When these advanced AI technological capabilities are combined with RPA software, the possibilities are endless. RPA automates repetitive tasks that bog people down, while AI analyzes, learns and solves problems. The next generation of business tools will use technology enabled with both RPA and AI to accelerate productivity to unseen heights.

This generation of tech is called intelligent automation. Intelligent automation can be easily defined as a mixture of automation and AI to perform work processes, augment decision making or solve problems.

Intelligent automation is incredibly powerful. Some real applications include:

  • Using text mining and natural language processing to generate documents such as insurance claims, medical forms and invoices from email text or other unstructured formats.
  • Analyzing the behavior of financial customers and recommending best next steps for a banker to close a mortgage loan deal.
  • Optimizing logistics routes, manufacturing workflows or packaging warehouse output to increase speed efficiency and automatically alerting proper departments or representatives involved in process handlings.

The above are tasks that would take typical human workers hours of cognitive effort to strategize, plan and execute on, while it only takes an intelligent automation platform a fraction of that time.

This frees up each worker to get more productive work done. For a doctor, this means spending more time with patients or guidance on diagnoses. For a banker or insurance provider, this would mean spending more time helping customers. With intelligent automation, people spend more time on the tasks they enjoy and excel at.

As humans waste less time, the benefits of using this technology pile up.
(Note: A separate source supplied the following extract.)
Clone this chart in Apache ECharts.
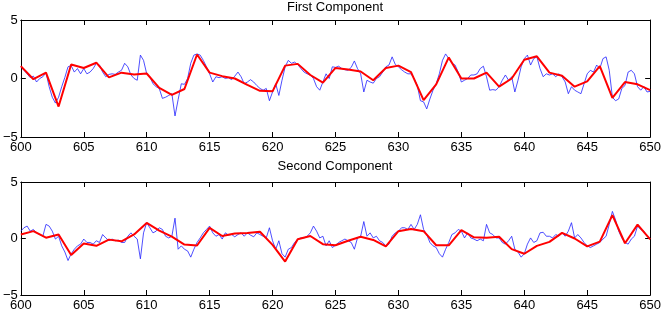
<!DOCTYPE html>
<html>
<head>
<meta charset="utf-8">
<script src="https://cdn.jsdelivr.net/npm/echarts@6/dist/echarts.min.js"></script>
<style>
html,body{margin:0;padding:0;background:#fff;}
#chart{width:664px;height:312px;}
</style>
</head>
<body>
<div id="chart"></div>
<script>
// ---- Data ----
const titles = ['First Component', 'Second Component'];
const xTicks = [600, 605, 610, 615, 620, 625, 630, 635, 640, 645, 650];
const yTicks = [-5, 0, 5];

// red piecewise-linear fit, one value per integer step 600..650
const redT = [600,601,602,603,604,605,606,607,608,609,610,611,612,613,614,615,616,617,618,619,620,621,622,623,624,625,626,627,628,629,630,631,632,633,634,635,636,637,638,639,640,641,642,643,644,645,646,647,648,649,650];
const red1 = [1.06,-0.06,0.5,-2.4,1.2,0.9,1.35,0.1,0.5,0.35,
  0.43,-0.8,-1.4,-0.9,2.05,0.5,0.2,0.0,-0.55,-1.05,
  -1.1,1.1,1.25,0.3,-0.35,0.9,0.77,0.6,-0.15,0.9,
  1.1,0.55,-1.85,-0.5,1.8,0.0,0.0,0.5,-0.7,0.0,
  1.6,1.9,0.5,0.23,-0.7,-0.25,1.05,-1.65,-0.3,-0.5,-1.0];
const red2 = [0.36,0.65,0.07,0.36,-1.46,-0.45,-0.65,-0.1,-0.25,0.36,
  1.38,0.7,0.16,-0.54,-0.62,0.94,0.22,0.45,0.48,0.6,
  -0.56,-2.04,-0.07,0.22,-0.5,-0.6,-0.2,0.16,-0.13,-0.7,
  0.65,0.85,0.65,-0.6,-0.6,0.74,0.1,0.07,0.16,-0.94,
  -1.35,-0.65,-0.3,0.5,0.0,-0.7,-0.28,2.07,-0.42,1.23,-0.07];

// blue raw signal, sampled every quarter step from 600 to 650
const blueStart = 600, blueStep = 0.25;
const blue1 = [
  1.0,0.7,0.4,0.07, 0.2,-0.3,0,0.15, 0.5,-0.7,-1.6,-2.1, -1.6,-0.7,0.1,1.0,
  1.1,0.55,0.85,0.4, 0.85,0.4,0.55,0.85, 1.3,1.15,0.55,0.15, 0.35,0.4,0.35,0.55,
  0.7,1.3,1.0,0.3, 0,-0.15,2.0,1.55, 0.4,0.15,-0.45,-0.7, -0.85,-1.7,-1.6,-1.45,
  -1.3,-3.2,-1.8,-0.45, -0.5,0,1.3,2.0, 2.1,2.0,1.55,1.0, 0.4,-0.3,0.15,0.07,
  0.15,0,0.07,-0.1, 0.2,0.55,0.15,-0.45, -0.3,-0.1,-0.3,-0.6, -0.85,-1.0,-0.85,-1.9,
  -1.15,-0.45,-1.45,-0.15, 1.0,1.55,1.3,1.4, 1.2,0.85,0.55,0.4, 0.3,0,-0.7,-1.0,
  -0.3,0.4,0,1.0, 0.95,1.05,0.85,0.75, 0.7,0.95,1.5,0.85, 0.4,-1.15,-0.15,-0.3,
  -0.4,0,0.15,0.55, 1.0,1.15,1.85,1.2, 1.0,0.75,0.55,0.4, 0.4,0,-0.6,-1.9,
  -2.0,-2.6,-1.75,-1.0, -0.45,0.4,1.55,2.1, 1.7,1.3,1.15,0.55, -0.3,-0.15,0,0.3,
  0.3,0.4,0.85,1.05, 0.15,-1.0,-0.95,-1.0, -0.7,-0.15,0.3,-0.15, 0.15,-1.15,-0.15,1.0,
  1.7,2.0,1.15,1.7, 1.85,0.85,0.15,0.4, 0.3,0.4,0.15,0.4, 0.15,-0.3,-1.3,-0.7,
  -1.0,-1.15,-1.3,-0.45, 0.4,0.7,0.55,1.15, 0.85,1.7,1.85,0.7, -1.6,-1.9,-1.75,-0.85,
  -0.6,0.55,0.7,0.4, -0.7,-1.0,-0.7,-1.15, -1.1];
const blue2 = [
  0.65,0.95,1.1,0.65, 0.8,0.5,0.35,0.2, 1.25,1.1,0.65,-0.05, 0.2,-0.65,-1.2,-1.95,
  -1.35,-0.95,-0.65,-0.5, -0.05,-0.35,-0.35,-0.5, -0.2,-0.35,0.35,0.05, -0.2,-0.05,-0.2,-0.15,
  -0.35,-0.35,0.2,0.5, 0.2,-0.05,-1.8,0.5, 1.4,0.95,0.5,0.65, 0.95,0.8,0.2,0.05,
  0.2,1.8,-0.95,-0.65, -0.95,-1.1,-1.65,-0.95, -0.35,0.05,0.5,0.8, 1.1,0.5,0.2,0.35,
  -0.05,0.5,0.3,0.35, 0.15,0.35,0.5,0.2, 0.5,0.3,0.15,0.5, 0.35,0.2,0.05,0.95,
  -0.2,-0.95,-0.2,-1.35, -1.65,-0.95,-0.8,-0.35, -0.05,0.05,0.05,0.2, 0.5,1.1,0.65,0.05,
  0.2,-0.65,-0.2,-0.8, -0.6,-0.35,-0.2,-0.05, -0.2,-0.35,-0.95,0.05, 0.2,1.5,0.2,0.5,
  0.05,0.2,-0.2,-0.35, -0.65,-0.5,0.2,0.5, 0.65,0.95,0.95,0.8, 1.25,0.8,1.25,2.1,
  0.8,0.35,-0.35,-0.65, -0.8,-1.35,-1.65,-0.95, -0.35,0.35,0.5,0.8, 0.65,0.05,0.5,0.05,
  -0.05,-0.2,-0.05,-0.2, 1.25,0.5,0.35,0.05, 0.05,-0.35,-0.5,-0.2, 0.2,-0.95,-1.2,-1.65,
  -1.35,-0.5,0.05,-0.35, -0.2,0.5,0.55,0.2, 0.2,0.05,0.35,0.2, 0.5,0.2,0.65,1.4,
  0.05,0.35,0.05,-0.35, -0.65,-0.8,-0.65,-0.5, -0.35,-0.05,0.2,1.25, 2.4,1.65,0.65,0.05,
  -0.35,-0.5,-0.05,0.2, 1.1,0.8,0.65,0.2, 0.05];

// ---- Build ----
const FONT = 'Liberation Sans, Arial, Helvetica, sans-serif';
const pair = (t, v) => v.map((y, i) => [t[i], y]);
const blueT = blue1.map((_, i) => blueStart + i * blueStep);

const grids = [
  {left: 16, right: 10, top: 20, height: 117},
  {left: 16, right: 10, top: 182, height: 115}
];
const titleY = [7.5, 166.5];

const xAxes = [], yAxes = [], series = [], graphics = [];
grids.forEach((g, gi) => {
  const common = {
    gridIndex: gi, type: 'value', min: xTicks[0], max: xTicks[xTicks.length - 1],
    interval: xTicks[1] - xTicks[0], splitLine: {show: false},
    axisLine: {show: true, onZero: false, lineStyle: {color: '#000', width: 1}},
    axisTick: {show: true, inside: true, length: 5, lineStyle: {color: '#000'}}
  };
  xAxes.push(Object.assign({}, common, {position: 'bottom',
    axisLabel: {show: true, color: '#000', fontFamily: FONT, fontSize: 13, margin: 4}}));
  xAxes.push(Object.assign({}, common, {position: 'top', axisLabel: {show: false}}));
  const ycommon = {
    gridIndex: gi, type: 'value', min: yTicks[0], max: yTicks[yTicks.length - 1],
    interval: yTicks[1] - yTicks[0], splitLine: {show: false},
    axisLine: {show: true, onZero: false, lineStyle: {color: '#000', width: 1}},
    axisTick: {show: true, inside: true, length: 5, lineStyle: {color: '#000'}}
  };
  yAxes.push(Object.assign({}, ycommon, {position: 'left',
    axisLabel: {show: true, color: '#000', fontFamily: FONT, fontSize: 13, margin: 3,
      formatter: v => String(v).replace('-', '\u2212')}}));
  yAxes.push(Object.assign({}, ycommon, {position: 'right', axisLabel: {show: false}}));
  graphics.push({type: 'text', x: g.left + (664 - g.left - g.right) / 2, y: titleY[gi],
    style: {text: titles[gi], fill: '#000', font: '13px ' + FONT,
      textAlign: 'center', textVerticalAlign: 'middle'}});
});

const blues = [blue1, blue2], reds = [red1, red2];
[0, 1].forEach(gi => {
  series.push({type: 'line', xAxisIndex: gi * 2, yAxisIndex: gi * 2,
    data: pair(blueT, blues[gi]), showSymbol: false, symbol: 'none',
    lineStyle: {color: '#2222ff', width: 0.8}, z: 2, silent: true});
  series.push({type: 'line', xAxisIndex: gi * 2, yAxisIndex: gi * 2,
    data: pair(redT, reds[gi]), showSymbol: false, symbol: 'none',
    lineStyle: {color: '#ff0000', width: 2}, z: 3, silent: true});
});

const chart = echarts.init(document.getElementById('chart'));
chart.setOption({
  animation: false,
  backgroundColor: '#fff',
  grid: grids,
  xAxis: xAxes,
  yAxis: yAxes,
  series: series,
  graphic: graphics
});
</script>
</body>
</html>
Overall productivity improves, operating costs are reduced and tasks are done more efficiently.

Current spend in the intelligent automation space is $12.4 billion and by 2025, it’s expected to reach more than $230 billion.

Why use IA for sales

In 2018, sales productivity and performance were ranked as the No. 1 challenge for B2B businesses. Without a well-oiled, highly productive sales organization, businesses fail to scale, grow or remain successful and profitable in their market. Yet, the sales process is riddled with inefficiencies that prevent representatives from being productive and bringing revenue into the company.
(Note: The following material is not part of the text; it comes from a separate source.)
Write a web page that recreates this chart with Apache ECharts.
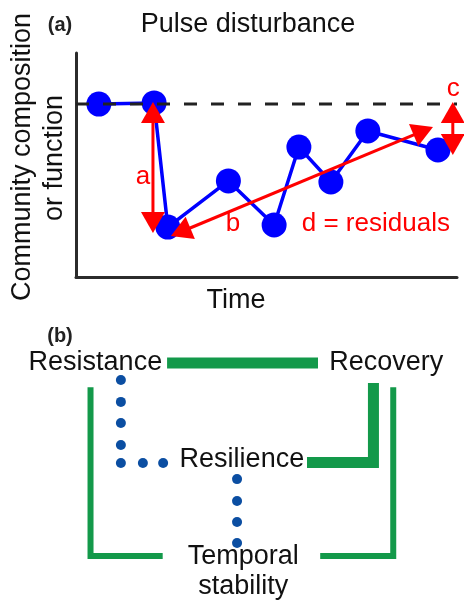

Sales teams spend hours writing emails, scheduling meetings, entering data, filling out forms, copy and pasting information, etc. Salesforce estimates that administrative tasks like these take up 64 percent of the average sales rep’s time; time that’s spent away from customers. Intelligent automation will change that.
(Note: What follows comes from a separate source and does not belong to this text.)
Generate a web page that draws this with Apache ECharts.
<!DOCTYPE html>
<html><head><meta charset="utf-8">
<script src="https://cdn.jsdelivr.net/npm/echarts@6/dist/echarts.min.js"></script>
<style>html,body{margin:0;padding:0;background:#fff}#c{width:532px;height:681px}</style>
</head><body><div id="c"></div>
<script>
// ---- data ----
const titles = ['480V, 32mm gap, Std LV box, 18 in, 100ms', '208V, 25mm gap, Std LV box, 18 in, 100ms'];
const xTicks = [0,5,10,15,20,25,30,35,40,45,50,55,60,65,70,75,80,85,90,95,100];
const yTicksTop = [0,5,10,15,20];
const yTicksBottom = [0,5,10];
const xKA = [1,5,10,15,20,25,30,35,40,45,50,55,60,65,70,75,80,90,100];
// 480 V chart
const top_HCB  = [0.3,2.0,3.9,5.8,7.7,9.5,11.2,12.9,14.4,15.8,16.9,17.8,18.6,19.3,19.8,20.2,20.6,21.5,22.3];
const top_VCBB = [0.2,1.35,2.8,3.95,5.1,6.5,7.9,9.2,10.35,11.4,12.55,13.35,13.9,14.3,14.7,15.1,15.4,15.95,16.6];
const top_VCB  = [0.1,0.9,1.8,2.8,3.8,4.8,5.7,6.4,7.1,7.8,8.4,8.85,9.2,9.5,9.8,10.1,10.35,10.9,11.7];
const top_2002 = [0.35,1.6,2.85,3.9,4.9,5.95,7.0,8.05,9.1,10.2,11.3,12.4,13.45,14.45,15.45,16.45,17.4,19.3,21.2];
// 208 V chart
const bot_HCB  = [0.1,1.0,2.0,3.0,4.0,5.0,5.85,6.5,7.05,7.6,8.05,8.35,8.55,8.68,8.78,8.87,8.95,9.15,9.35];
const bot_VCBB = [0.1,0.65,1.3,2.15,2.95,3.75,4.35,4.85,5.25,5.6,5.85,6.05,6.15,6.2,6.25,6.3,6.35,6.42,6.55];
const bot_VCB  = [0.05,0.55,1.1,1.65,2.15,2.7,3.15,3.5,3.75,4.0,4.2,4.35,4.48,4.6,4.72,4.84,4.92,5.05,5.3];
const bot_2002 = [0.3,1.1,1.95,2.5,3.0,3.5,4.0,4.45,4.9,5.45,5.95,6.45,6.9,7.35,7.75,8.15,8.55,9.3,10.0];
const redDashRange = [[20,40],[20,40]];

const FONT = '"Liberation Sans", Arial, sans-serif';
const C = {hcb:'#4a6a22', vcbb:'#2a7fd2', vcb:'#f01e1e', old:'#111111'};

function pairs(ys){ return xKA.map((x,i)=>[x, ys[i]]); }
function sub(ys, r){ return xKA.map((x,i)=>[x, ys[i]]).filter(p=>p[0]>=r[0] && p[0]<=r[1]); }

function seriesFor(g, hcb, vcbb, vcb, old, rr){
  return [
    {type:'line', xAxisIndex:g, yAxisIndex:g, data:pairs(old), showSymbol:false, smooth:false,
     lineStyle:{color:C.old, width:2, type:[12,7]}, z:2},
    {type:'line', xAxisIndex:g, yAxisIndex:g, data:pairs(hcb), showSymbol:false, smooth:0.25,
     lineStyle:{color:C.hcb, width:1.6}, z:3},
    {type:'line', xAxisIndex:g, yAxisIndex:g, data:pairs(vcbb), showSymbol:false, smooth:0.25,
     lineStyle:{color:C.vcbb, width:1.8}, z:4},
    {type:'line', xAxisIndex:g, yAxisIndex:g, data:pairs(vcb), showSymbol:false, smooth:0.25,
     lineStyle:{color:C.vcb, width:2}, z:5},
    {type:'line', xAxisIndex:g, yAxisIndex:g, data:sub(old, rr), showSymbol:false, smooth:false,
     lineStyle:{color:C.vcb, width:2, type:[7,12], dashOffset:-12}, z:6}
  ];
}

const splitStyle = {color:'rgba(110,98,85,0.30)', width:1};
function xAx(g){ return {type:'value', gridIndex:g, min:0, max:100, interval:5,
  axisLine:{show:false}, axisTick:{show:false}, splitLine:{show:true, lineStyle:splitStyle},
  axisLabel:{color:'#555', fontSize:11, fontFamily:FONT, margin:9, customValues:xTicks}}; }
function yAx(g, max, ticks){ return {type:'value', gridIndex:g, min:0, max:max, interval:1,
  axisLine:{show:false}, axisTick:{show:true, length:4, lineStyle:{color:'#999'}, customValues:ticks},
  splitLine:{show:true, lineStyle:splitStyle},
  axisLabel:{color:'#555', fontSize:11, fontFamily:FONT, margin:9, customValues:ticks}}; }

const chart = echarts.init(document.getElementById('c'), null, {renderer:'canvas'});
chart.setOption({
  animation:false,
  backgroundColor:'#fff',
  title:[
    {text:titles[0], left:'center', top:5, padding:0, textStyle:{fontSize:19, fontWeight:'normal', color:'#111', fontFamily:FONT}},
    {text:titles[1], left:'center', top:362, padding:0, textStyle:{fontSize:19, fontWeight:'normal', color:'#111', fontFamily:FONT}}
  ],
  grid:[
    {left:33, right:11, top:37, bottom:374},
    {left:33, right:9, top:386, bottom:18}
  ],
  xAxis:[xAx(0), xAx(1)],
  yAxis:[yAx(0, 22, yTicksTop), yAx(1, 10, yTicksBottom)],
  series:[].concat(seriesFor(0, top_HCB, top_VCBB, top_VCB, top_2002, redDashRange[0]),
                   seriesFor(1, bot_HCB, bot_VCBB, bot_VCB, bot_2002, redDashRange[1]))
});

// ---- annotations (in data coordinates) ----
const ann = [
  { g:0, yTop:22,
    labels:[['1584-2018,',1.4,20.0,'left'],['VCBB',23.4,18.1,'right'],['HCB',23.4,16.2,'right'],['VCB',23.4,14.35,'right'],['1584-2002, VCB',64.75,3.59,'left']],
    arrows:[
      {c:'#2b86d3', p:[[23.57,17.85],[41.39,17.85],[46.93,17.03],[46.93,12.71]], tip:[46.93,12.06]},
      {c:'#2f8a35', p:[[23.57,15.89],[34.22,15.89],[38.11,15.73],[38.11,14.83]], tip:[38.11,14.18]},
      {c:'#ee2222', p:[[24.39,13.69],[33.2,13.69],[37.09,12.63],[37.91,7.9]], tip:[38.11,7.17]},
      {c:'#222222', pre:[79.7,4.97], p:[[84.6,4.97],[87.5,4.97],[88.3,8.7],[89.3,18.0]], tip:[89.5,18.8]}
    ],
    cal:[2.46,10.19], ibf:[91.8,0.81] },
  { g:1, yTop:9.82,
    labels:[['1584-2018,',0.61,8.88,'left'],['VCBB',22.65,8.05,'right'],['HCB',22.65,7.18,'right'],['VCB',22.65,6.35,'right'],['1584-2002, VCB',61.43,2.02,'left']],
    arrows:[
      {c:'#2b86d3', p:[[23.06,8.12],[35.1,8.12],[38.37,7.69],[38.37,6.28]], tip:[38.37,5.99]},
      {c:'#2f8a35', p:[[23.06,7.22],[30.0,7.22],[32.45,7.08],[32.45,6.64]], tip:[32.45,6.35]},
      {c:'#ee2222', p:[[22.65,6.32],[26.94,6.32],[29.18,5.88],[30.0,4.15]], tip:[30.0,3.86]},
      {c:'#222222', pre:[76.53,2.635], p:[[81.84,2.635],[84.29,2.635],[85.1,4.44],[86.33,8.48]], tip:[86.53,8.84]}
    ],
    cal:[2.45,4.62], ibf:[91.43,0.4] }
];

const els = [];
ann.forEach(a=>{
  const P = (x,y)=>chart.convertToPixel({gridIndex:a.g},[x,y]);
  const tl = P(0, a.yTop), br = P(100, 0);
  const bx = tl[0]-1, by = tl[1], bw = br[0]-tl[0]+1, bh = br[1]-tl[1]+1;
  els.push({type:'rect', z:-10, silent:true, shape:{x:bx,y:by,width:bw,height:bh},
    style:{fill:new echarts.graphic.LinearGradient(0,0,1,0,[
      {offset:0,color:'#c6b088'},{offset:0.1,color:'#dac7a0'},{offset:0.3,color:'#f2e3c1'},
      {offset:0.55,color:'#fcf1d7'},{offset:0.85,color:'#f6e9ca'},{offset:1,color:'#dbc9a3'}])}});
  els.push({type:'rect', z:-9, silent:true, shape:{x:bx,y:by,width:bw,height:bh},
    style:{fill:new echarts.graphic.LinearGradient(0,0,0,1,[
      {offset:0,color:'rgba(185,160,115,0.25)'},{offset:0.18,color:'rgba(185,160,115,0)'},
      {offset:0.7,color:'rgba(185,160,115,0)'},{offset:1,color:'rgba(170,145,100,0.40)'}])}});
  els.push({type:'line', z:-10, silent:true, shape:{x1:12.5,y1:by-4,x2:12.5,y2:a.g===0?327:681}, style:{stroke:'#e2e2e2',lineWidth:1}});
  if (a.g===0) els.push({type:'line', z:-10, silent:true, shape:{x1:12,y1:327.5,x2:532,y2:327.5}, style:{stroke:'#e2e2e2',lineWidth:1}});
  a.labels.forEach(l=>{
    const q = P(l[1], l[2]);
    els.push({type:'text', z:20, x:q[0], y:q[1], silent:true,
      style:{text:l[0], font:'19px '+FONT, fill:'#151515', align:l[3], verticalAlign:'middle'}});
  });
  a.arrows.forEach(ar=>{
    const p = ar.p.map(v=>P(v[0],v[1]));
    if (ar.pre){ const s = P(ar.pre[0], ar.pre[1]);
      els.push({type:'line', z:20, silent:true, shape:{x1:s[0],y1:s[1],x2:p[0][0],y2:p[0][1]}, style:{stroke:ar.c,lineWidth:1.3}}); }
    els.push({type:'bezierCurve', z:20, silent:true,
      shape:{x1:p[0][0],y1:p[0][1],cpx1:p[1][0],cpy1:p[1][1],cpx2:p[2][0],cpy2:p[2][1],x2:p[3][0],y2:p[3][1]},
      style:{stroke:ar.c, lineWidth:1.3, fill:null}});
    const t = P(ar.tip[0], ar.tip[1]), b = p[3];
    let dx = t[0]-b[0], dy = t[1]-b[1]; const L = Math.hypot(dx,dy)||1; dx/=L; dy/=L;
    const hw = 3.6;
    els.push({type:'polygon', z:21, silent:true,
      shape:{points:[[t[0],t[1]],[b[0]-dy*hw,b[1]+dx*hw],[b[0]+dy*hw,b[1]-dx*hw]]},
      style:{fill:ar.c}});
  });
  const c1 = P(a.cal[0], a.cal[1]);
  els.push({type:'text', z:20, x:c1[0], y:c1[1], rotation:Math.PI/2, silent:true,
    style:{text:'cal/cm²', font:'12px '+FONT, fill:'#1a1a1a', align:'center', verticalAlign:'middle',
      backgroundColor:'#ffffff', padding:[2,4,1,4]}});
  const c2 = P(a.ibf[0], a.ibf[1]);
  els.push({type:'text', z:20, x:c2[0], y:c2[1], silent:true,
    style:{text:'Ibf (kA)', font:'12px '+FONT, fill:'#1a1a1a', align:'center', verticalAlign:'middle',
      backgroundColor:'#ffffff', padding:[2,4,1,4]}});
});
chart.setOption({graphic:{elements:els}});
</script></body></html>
Eliminating these excessive processes that prevent sales productivity should be an initiative on any company’s agenda. While it’s not yet in widespread use, very soon this AI will go from giving a company a competitive advantage to becoming a requirement.

In 2018, 61 percent of companies were seriously considering intelligent automation solutions (37 percent examining the potential of this technology, 24 percent in pilot or proof of concept). In three years, 49 percent expect to be using intelligent automation at scale, while 29 percent will use it in selective ways.

Technology is one of the biggest drivers pushing the needle of optimization forward. Businesses, now more than ever, rely on tech to optimize their processes. This is especially the case as a new generation of business optimization approaches with artificial intelligence and automation at the helm.